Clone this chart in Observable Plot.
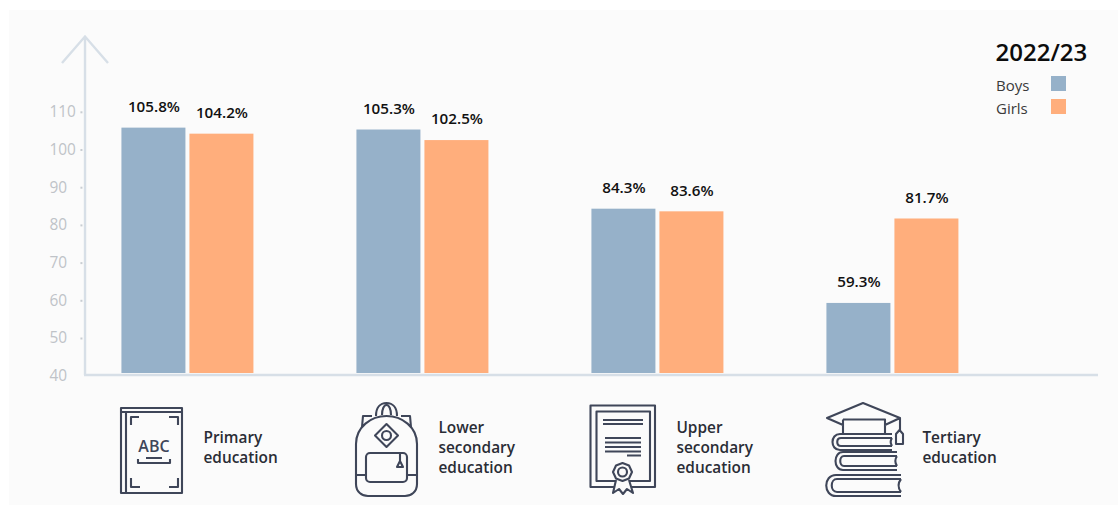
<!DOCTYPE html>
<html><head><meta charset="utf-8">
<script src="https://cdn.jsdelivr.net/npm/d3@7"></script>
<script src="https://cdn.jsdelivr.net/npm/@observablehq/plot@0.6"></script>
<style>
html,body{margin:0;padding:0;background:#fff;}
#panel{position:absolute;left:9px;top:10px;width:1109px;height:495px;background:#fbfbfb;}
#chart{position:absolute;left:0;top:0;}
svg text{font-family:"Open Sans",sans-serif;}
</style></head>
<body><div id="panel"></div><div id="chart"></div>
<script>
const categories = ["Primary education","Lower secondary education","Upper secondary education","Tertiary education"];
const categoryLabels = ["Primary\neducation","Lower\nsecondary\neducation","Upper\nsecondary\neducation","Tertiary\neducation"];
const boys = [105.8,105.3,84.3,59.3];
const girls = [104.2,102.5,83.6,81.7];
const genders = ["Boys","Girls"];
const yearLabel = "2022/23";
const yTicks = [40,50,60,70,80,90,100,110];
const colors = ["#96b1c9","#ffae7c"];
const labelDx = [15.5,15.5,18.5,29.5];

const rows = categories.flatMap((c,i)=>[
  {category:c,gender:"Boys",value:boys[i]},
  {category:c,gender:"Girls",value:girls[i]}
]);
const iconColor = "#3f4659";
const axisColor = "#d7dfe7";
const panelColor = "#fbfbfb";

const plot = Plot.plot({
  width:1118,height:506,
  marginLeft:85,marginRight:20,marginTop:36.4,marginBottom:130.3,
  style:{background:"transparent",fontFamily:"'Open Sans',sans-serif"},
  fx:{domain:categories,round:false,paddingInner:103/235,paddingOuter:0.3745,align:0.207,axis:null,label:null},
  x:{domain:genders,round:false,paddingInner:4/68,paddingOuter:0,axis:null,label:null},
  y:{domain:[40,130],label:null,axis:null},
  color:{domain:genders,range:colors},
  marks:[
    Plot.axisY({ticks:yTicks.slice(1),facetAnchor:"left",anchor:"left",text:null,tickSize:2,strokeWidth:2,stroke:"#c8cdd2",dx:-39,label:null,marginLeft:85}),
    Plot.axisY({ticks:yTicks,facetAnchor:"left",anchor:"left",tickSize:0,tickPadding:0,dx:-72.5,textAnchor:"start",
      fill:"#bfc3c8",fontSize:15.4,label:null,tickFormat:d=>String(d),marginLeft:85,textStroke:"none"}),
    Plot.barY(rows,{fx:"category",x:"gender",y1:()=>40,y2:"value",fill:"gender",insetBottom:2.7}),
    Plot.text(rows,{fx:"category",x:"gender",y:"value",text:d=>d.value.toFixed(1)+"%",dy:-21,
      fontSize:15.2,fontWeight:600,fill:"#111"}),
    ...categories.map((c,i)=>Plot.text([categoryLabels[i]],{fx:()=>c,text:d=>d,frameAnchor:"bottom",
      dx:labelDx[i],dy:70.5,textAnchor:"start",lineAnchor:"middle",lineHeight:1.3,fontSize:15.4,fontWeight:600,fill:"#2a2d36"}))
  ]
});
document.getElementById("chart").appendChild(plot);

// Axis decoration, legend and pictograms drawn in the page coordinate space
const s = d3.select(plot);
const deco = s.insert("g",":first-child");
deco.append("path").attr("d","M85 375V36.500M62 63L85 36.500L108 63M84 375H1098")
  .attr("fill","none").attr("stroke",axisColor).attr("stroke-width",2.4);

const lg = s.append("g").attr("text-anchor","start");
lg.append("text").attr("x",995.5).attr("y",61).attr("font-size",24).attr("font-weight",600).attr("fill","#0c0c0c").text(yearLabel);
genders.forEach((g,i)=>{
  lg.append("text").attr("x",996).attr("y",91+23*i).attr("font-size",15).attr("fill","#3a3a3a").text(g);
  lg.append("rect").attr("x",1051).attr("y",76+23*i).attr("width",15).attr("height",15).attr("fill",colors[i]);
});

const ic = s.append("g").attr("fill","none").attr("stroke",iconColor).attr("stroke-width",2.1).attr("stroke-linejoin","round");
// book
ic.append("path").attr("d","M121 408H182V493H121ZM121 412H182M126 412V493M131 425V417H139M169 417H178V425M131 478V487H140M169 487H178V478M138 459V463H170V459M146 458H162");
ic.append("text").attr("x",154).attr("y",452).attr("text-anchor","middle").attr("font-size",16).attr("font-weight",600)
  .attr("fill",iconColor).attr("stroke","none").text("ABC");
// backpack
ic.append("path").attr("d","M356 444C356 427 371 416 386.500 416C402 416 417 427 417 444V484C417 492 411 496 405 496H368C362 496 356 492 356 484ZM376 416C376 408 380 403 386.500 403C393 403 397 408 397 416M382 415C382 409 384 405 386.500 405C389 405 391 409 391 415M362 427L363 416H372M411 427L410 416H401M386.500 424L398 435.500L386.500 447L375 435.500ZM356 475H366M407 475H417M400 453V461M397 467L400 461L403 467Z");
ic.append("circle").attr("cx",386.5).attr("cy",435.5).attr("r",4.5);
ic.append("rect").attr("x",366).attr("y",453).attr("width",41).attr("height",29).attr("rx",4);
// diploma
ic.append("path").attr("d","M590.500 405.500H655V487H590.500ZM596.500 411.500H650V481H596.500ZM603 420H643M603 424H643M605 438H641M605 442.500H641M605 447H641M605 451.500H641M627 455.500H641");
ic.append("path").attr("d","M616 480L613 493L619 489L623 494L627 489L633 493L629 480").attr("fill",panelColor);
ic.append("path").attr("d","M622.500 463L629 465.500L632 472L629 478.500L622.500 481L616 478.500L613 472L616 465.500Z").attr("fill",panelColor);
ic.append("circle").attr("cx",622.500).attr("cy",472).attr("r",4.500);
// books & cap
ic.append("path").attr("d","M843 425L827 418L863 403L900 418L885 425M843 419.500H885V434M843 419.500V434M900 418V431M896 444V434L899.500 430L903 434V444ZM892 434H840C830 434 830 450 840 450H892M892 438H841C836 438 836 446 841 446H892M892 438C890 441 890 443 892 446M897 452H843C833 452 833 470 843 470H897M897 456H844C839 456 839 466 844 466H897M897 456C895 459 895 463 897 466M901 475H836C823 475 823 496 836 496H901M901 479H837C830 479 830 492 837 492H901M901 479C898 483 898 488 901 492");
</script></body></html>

...

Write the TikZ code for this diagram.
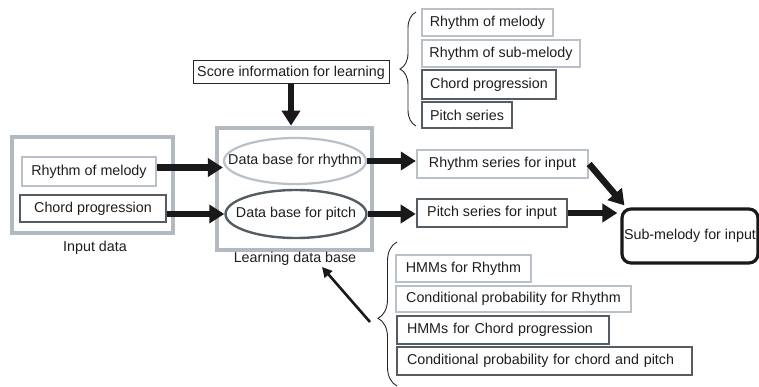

==

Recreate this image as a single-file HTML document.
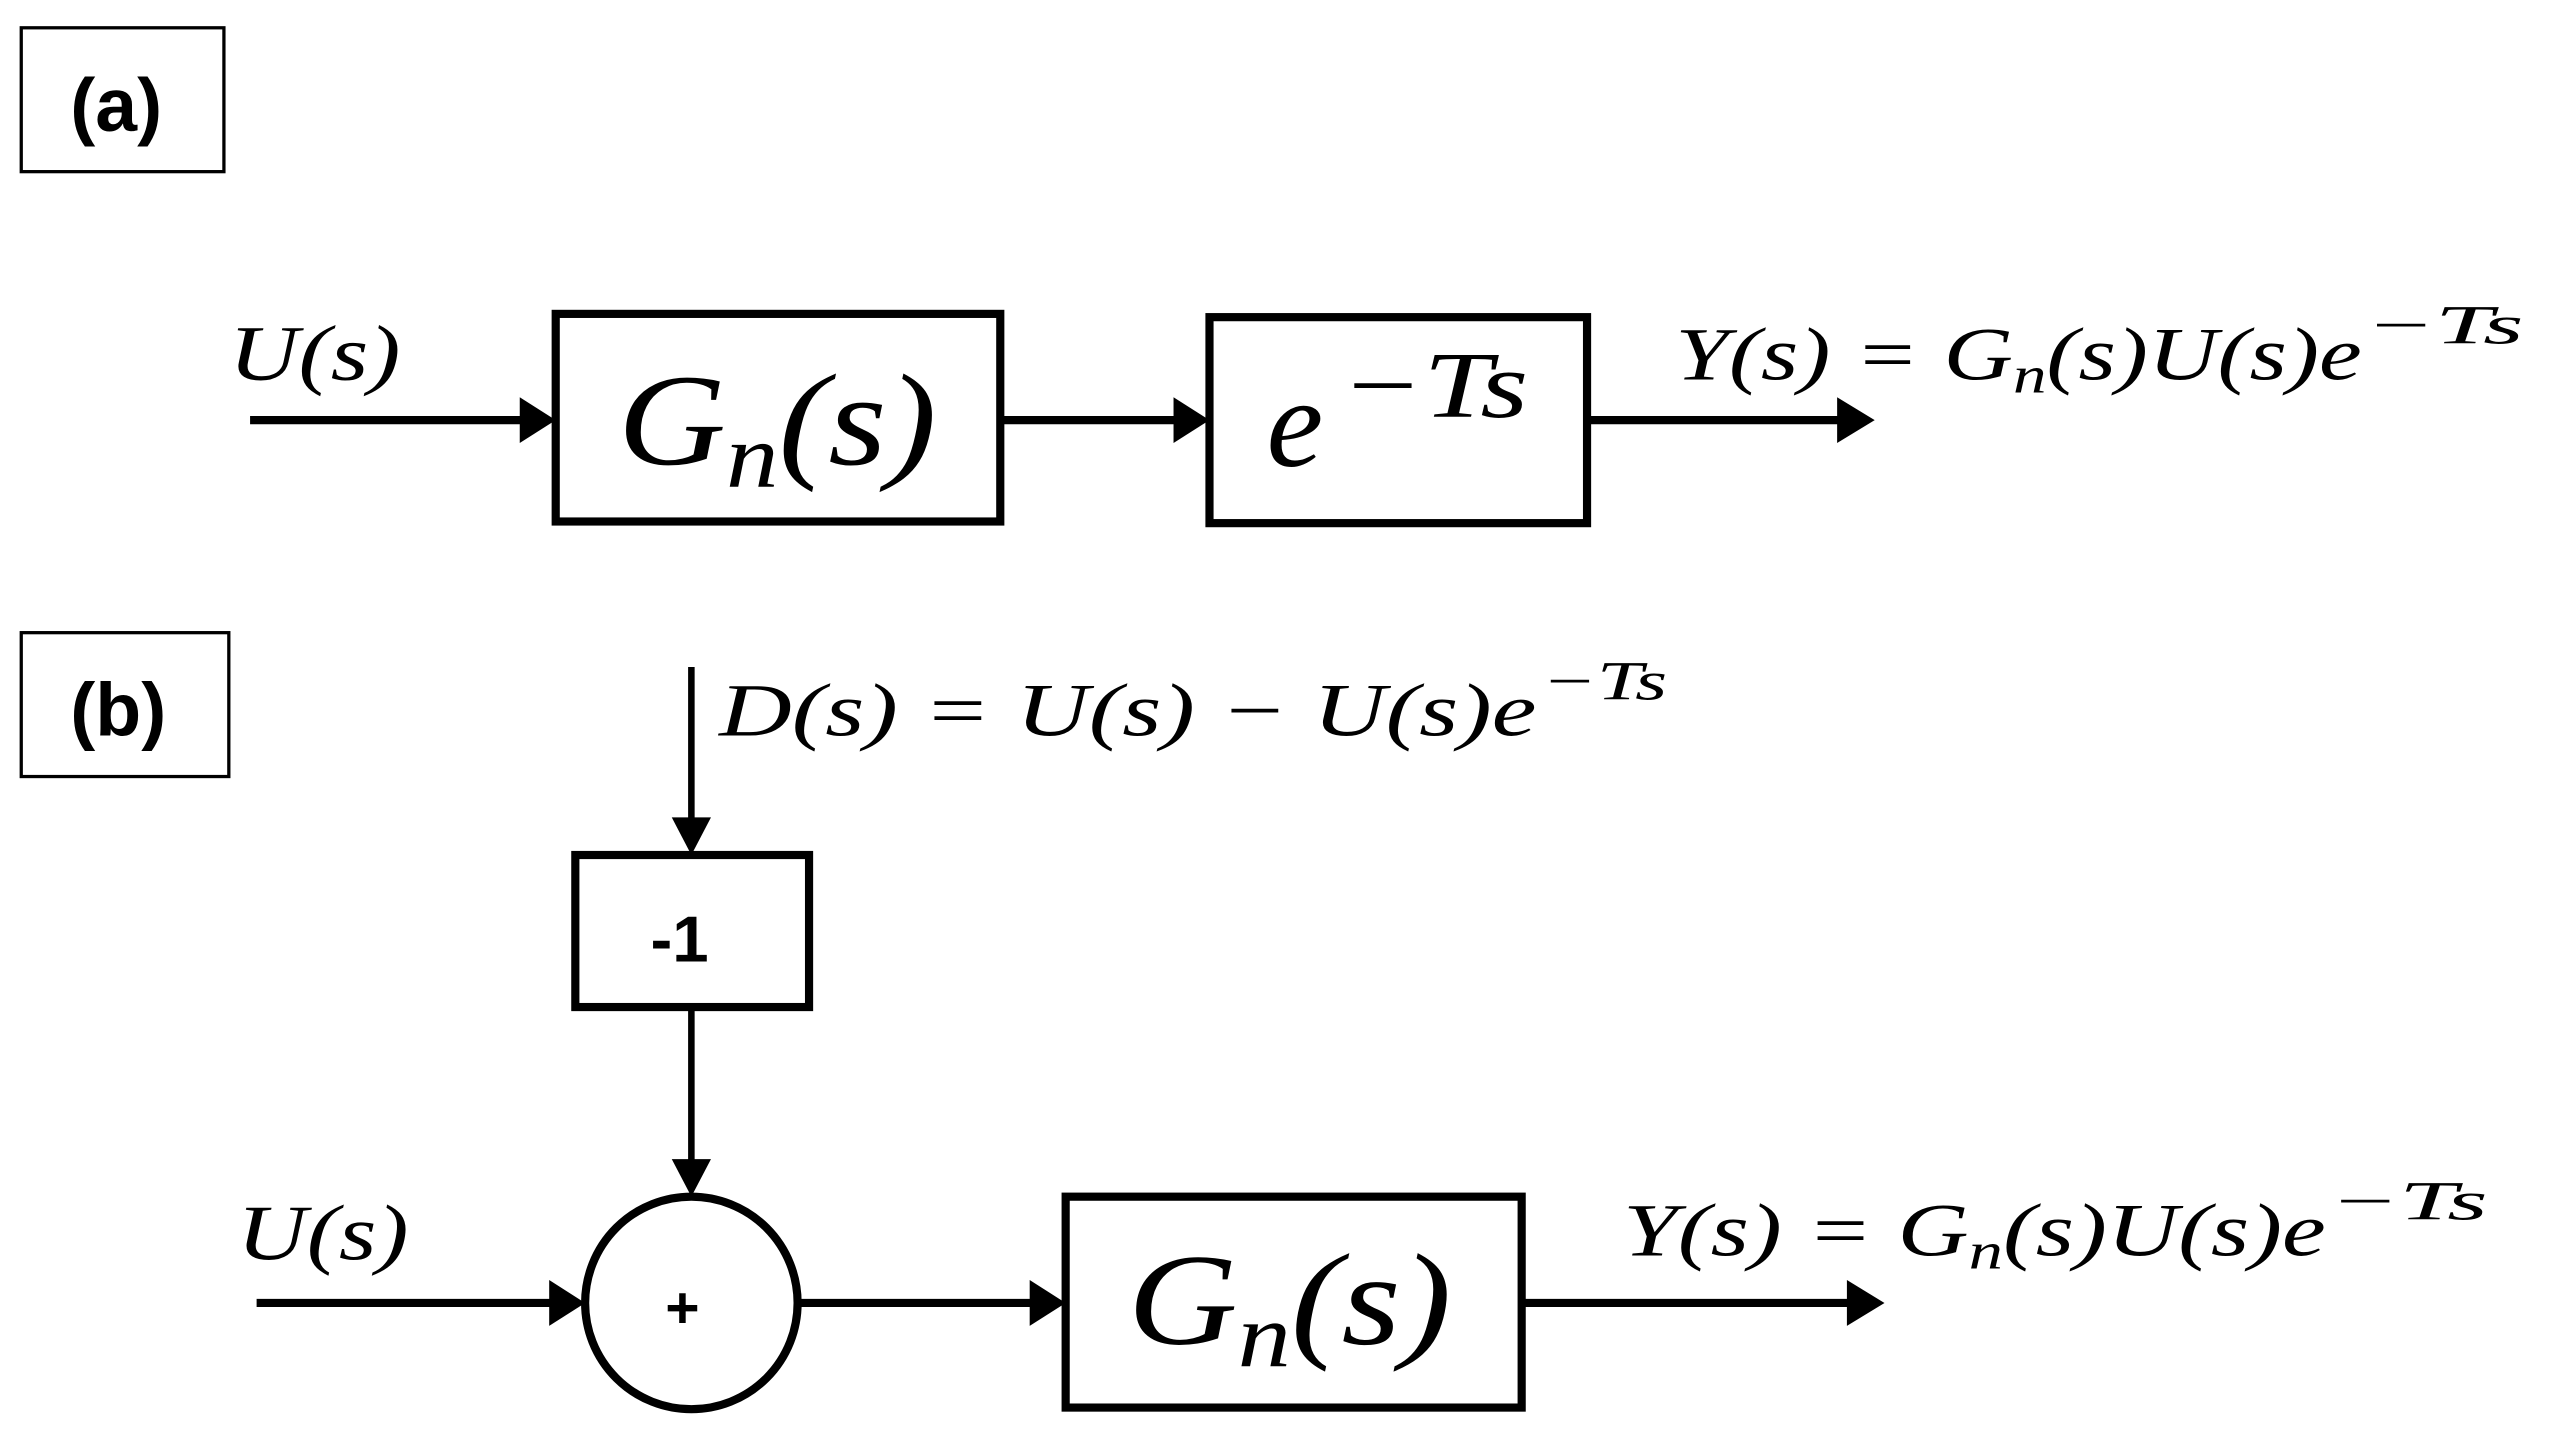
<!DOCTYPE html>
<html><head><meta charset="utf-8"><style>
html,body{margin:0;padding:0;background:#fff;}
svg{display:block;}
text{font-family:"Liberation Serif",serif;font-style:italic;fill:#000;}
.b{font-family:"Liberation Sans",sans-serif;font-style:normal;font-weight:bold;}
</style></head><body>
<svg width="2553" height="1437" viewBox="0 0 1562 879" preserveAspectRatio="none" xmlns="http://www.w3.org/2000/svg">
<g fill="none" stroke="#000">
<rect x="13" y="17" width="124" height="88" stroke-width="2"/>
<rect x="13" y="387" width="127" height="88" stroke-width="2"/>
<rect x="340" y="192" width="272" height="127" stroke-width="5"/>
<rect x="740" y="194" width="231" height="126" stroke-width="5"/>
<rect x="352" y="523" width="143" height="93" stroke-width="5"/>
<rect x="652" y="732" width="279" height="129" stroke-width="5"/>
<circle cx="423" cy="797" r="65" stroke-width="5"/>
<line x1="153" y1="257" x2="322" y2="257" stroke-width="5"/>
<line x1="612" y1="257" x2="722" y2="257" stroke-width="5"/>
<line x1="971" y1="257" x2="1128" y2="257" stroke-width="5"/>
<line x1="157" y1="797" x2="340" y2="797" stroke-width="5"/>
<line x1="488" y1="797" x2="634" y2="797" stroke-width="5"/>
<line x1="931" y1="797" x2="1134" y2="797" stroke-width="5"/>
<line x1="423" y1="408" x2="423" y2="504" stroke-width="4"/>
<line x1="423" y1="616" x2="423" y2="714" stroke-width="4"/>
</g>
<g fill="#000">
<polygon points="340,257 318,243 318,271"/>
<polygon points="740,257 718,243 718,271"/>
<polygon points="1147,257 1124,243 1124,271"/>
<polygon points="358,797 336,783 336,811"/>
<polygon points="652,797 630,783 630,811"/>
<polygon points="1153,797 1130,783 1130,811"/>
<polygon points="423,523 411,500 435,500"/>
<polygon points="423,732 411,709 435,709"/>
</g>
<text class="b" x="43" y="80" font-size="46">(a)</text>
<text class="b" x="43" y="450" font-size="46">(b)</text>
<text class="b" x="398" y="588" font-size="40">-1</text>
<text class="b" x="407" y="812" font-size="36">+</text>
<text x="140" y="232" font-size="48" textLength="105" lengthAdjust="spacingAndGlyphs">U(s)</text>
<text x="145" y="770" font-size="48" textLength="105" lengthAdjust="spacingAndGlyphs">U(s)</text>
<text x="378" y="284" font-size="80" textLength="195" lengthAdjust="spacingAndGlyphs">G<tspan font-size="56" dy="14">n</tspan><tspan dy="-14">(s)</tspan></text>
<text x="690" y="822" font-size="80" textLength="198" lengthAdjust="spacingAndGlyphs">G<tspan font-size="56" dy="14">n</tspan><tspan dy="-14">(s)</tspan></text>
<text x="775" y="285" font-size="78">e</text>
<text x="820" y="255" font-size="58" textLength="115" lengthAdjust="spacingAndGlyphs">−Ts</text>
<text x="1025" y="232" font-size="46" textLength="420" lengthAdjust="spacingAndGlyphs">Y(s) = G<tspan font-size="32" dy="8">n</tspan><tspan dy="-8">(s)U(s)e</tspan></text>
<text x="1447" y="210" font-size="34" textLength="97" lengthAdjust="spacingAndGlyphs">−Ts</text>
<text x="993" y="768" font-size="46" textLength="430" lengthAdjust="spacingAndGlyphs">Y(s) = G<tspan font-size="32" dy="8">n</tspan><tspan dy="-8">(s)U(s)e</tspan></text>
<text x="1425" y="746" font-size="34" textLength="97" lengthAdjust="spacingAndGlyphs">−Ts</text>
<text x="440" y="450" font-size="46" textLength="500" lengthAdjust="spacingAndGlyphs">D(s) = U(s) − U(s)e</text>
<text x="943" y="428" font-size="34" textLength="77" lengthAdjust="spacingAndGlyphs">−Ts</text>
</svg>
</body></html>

What is asked: Say how many lines of the data include the word "document". Nothing other than the number should be given.

Response: 2